By DANIEL RIORDAN aviation writer
Tasman Pacific (alias Qantas NZ) may have been insolvent two months before it collapsed, the company's liquidators said yesterday.
If that is the case, the directors might be liable for any debts incurred over that period.
The receivers' report into the failed airline was issued on Wednesday. It revealed debts of more than $100 million at the time of receivership on April 21.
Secured and preferred creditors will get their money back - about $24 million - but the receivers estimate there may be only $3 million to pay unsecured creditors, collectively owed more than $80 million.
That represents a payout of less than 4c in the dollar, although that figure could change depending on how debts still to be identified compare with the value of any further asset sales.
The liquidators, Jeff Meltzer and Arron Heath of Meltzer Mason Heath, are updating the receivers' report to June 8, the date of liquidation. They expect to have their report ready by July 31 and will meet creditors and Tasman Pacific directors on August 14.
Mr Meltzer said once that update had been prepared, he and Mr Heath would begin investigating the company's path to ruin.
They would seek to calculate not only the final level of debt but also how it got that high.
He said it was significant that the oldest debt identified by receivers was from February.
"What interests me is how it occurred - not the fact it was February but over what period should it have been recognised that the trigger point was at that time.
"Obviously there wasn't enough money to meet those debts. Now that just doesn't happen overnight. What were the circumstances that brought that to that point?
"I don't know what their internal management reporting systems were, but that's what we'll be looking at, comparing information coming out of the internal systems to what was actually happening out in the marketplace."

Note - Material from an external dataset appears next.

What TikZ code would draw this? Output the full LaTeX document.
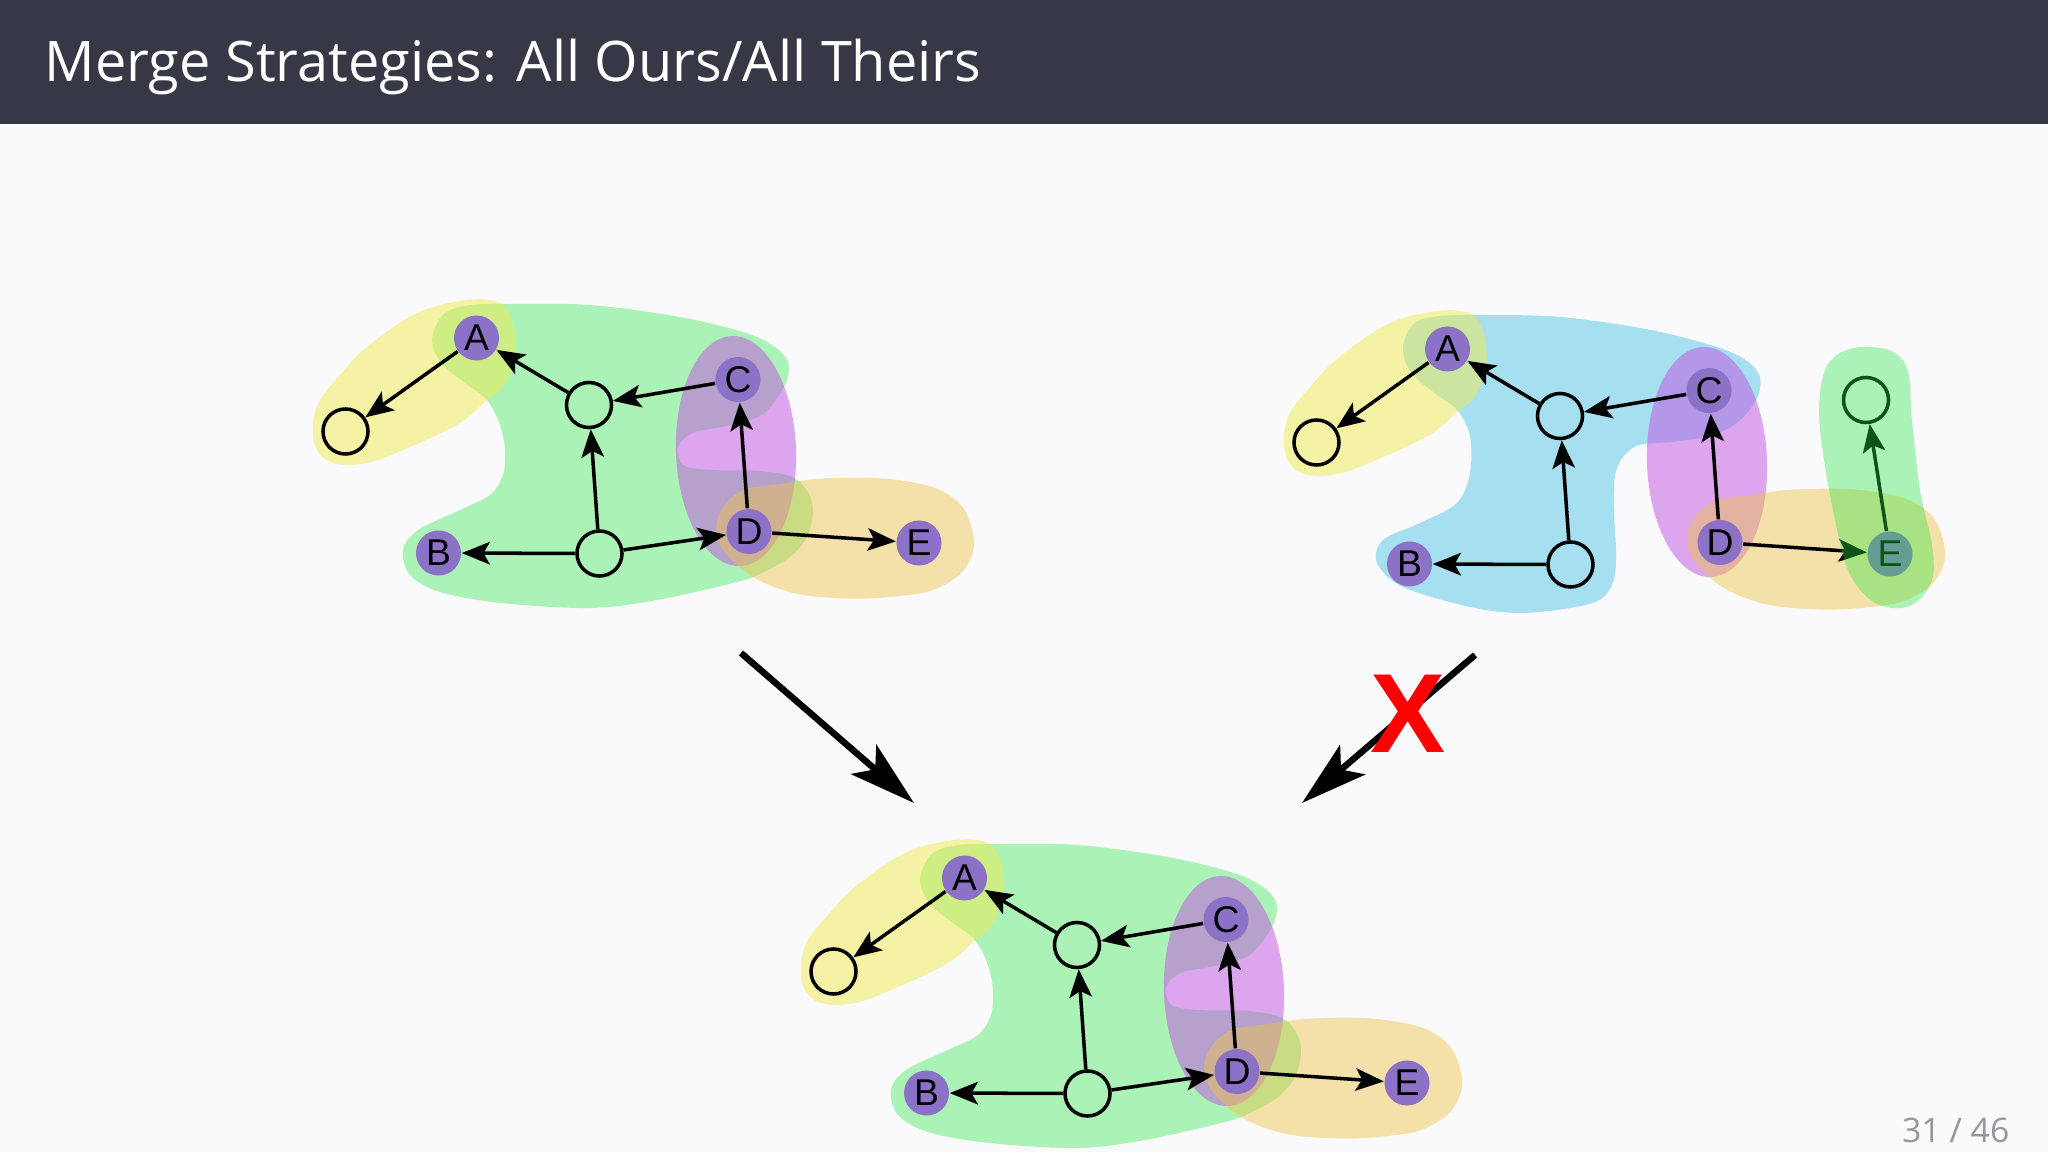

Mr Meltzer, who was appointed by Tasman Pacific's sole shareholder, Zazu, said a company was deemed insolvent when unable to pay debts as they fell due "in the normal course of business."

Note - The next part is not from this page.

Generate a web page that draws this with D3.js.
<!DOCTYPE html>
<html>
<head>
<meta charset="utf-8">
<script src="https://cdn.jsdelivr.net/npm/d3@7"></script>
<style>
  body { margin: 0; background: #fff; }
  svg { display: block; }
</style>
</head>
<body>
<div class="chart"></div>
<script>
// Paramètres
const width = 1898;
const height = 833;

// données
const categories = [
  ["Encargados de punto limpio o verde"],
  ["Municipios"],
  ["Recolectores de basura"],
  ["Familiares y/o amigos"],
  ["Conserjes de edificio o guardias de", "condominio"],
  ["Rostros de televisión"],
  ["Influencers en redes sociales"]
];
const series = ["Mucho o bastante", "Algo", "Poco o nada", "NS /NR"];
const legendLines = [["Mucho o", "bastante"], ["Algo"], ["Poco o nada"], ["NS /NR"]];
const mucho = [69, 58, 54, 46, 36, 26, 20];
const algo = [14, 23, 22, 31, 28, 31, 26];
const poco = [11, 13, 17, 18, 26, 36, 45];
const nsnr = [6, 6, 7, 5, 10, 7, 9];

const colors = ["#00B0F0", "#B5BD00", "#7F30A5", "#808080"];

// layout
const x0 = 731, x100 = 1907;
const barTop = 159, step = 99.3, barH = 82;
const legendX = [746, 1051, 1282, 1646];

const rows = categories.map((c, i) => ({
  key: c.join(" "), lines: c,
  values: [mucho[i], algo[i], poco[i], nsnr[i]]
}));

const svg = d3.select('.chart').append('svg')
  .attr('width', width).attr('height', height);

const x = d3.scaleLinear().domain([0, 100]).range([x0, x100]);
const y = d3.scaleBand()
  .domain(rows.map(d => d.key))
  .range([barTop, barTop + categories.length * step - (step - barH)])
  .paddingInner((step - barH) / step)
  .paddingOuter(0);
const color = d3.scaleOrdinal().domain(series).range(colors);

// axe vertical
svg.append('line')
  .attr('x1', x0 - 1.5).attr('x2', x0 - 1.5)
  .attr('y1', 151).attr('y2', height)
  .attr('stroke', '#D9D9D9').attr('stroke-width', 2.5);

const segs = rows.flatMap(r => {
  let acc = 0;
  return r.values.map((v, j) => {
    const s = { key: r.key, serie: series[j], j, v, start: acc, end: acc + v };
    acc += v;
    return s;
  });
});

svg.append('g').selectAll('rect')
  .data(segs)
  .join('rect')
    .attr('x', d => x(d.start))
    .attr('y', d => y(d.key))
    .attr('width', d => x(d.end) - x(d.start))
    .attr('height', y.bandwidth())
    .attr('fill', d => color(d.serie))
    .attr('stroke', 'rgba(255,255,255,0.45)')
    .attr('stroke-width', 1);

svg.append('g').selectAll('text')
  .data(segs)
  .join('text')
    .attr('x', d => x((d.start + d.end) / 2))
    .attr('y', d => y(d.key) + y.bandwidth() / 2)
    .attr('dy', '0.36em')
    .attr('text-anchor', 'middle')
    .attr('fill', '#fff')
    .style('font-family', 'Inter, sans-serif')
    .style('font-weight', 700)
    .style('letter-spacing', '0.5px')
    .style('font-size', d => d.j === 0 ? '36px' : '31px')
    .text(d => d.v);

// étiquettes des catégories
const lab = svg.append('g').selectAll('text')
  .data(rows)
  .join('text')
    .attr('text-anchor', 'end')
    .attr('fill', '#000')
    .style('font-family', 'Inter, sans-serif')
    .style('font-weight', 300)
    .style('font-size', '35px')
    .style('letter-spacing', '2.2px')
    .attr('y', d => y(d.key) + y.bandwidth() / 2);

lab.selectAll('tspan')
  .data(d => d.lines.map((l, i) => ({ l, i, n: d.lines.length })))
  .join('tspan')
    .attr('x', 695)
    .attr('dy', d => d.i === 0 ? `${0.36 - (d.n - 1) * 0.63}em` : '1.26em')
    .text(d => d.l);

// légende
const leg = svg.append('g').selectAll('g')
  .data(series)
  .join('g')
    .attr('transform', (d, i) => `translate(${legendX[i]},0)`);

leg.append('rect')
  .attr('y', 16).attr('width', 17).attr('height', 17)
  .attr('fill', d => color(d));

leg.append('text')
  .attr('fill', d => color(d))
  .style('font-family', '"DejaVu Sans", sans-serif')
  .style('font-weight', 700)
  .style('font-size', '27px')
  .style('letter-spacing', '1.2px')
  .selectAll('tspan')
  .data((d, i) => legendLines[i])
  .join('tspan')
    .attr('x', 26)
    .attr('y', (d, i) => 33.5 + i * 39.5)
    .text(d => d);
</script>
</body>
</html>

He said it was too early to say for sure if February was the date of insolvency.
Getting a better handle on that would involve "ageing" the debts, recognising that some creditors would have been paid weekly, others fortnightly and some monthly.
Ignorance of the company's true situation is no defence - directors are deemed to have known their company was insolvent from that point forward to the date of receivership.

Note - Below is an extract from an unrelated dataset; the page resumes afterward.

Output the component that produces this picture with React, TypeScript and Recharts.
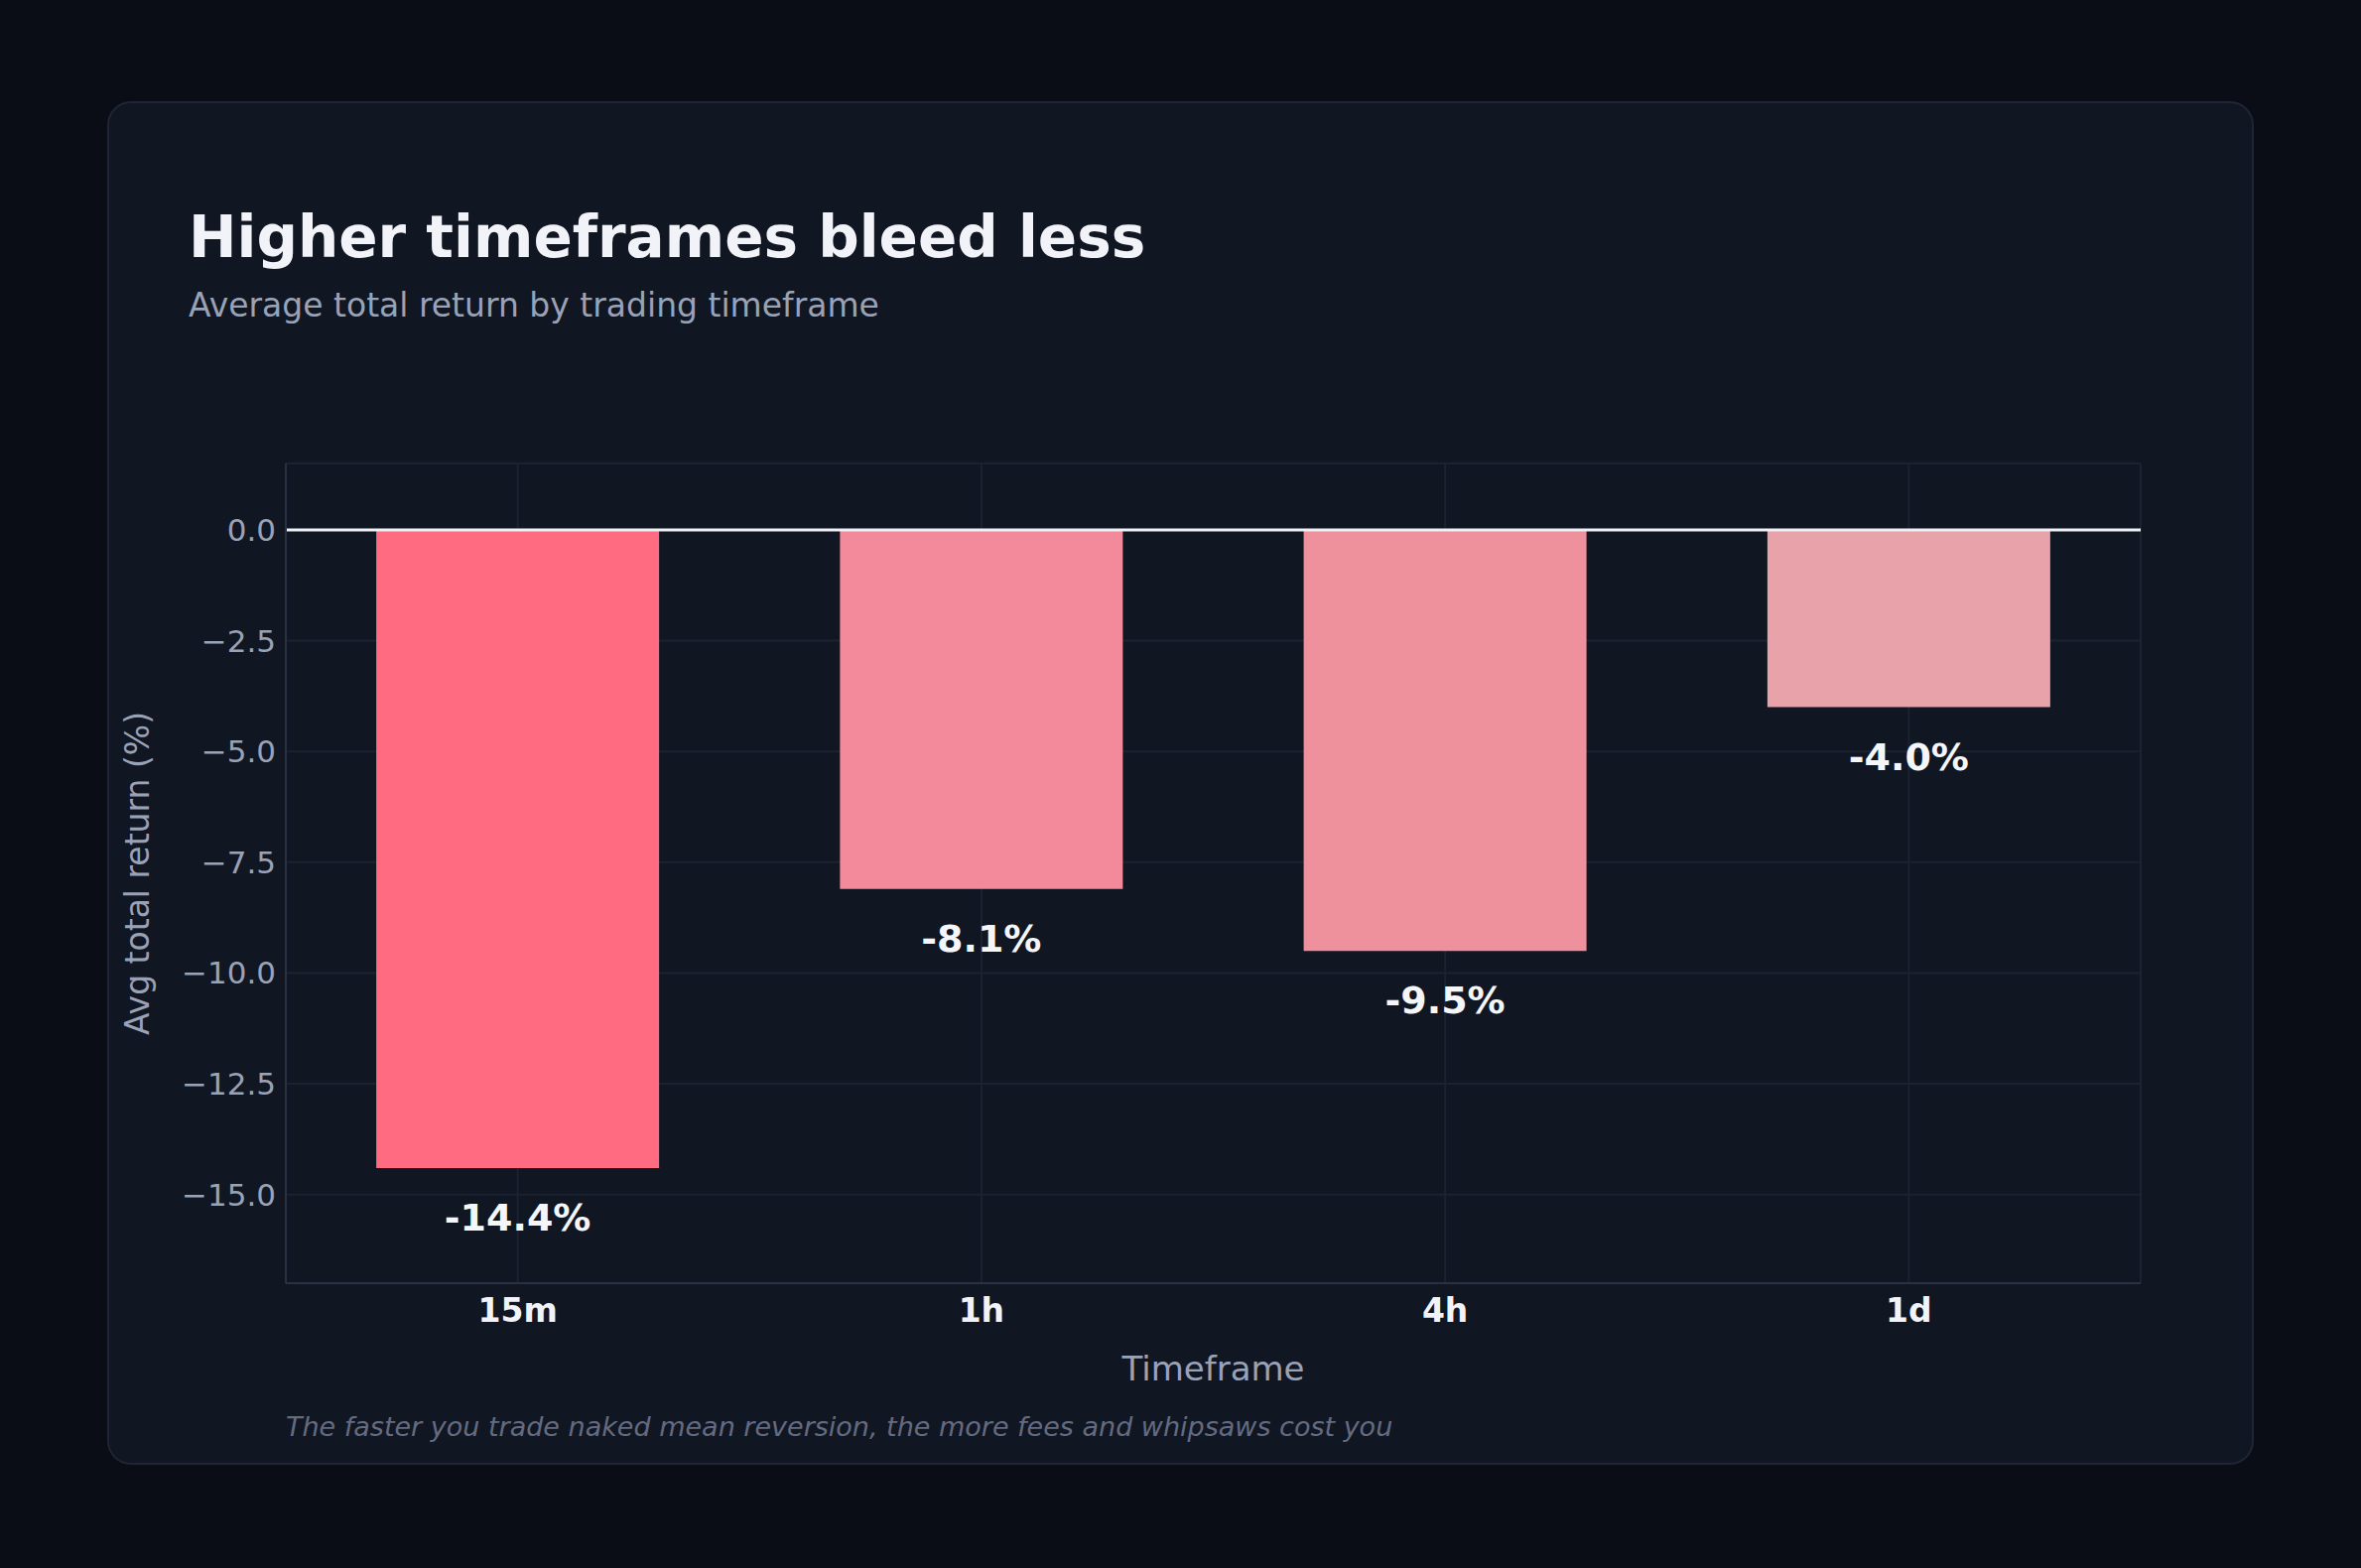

The powers of a liquidator are similar to those of a court of law and far greater than a receiver's.
They include the right to interview and formally examine under oath anyone considered to have information that might be useful in investigating the trading of the company. A liquidator also has the right to see any records of the company.
Mr Meltzer said directors had indicated they would cooperate fully with his investigation.
There were no set penalties for negligent or reckless trading while insolvent. However, the limit on any penalty that could be applied was set by the level of debt incurred from the date of insolvency to receivership, said Mr Meltzer.
Tasman Pacific's current directors are chief executive Kevin Doddrell, investment banker David Belcher, professional director Ian Farrant as an alternate for Dunedin businessman David Skeggs, and accountant Fred Watson.
Five directors resigned in the three weeks before the receivership: Australians Ken Cowley and Ken Parker, Trevor Farmer and his alternate Rob Campbell, and Bryan Skeggs, an alternate for his brother David.
Legal experts say the resignations would not release the directors from any personal liabilities they might have to creditors - if it could be shown they remained on the board past the point at which they should have known the company was trading while insolvent.
Meanwhile, the receivers say they are still negotiating with Qantas Airways over the money Qantas owes the failed airline - but will not be drawn on the sum involved.
Qantas came close to buying its NZ franchisee at the behest of Tasman Pacific's directors, but pulled out of due diligence in what proved the last straw for the NZ airline.
However, it had undertaken to cover Tasman Pacific's trading costs during the due diligence period, beginning April 6. Qantas pulled out two days before the airline went under.
Not included in the receivers' estimate of total debt are the effects of any legal actions against the company. Mr Meltzer said he believed this referred to litigation by airline pilots and any action the liquidators might take against directors.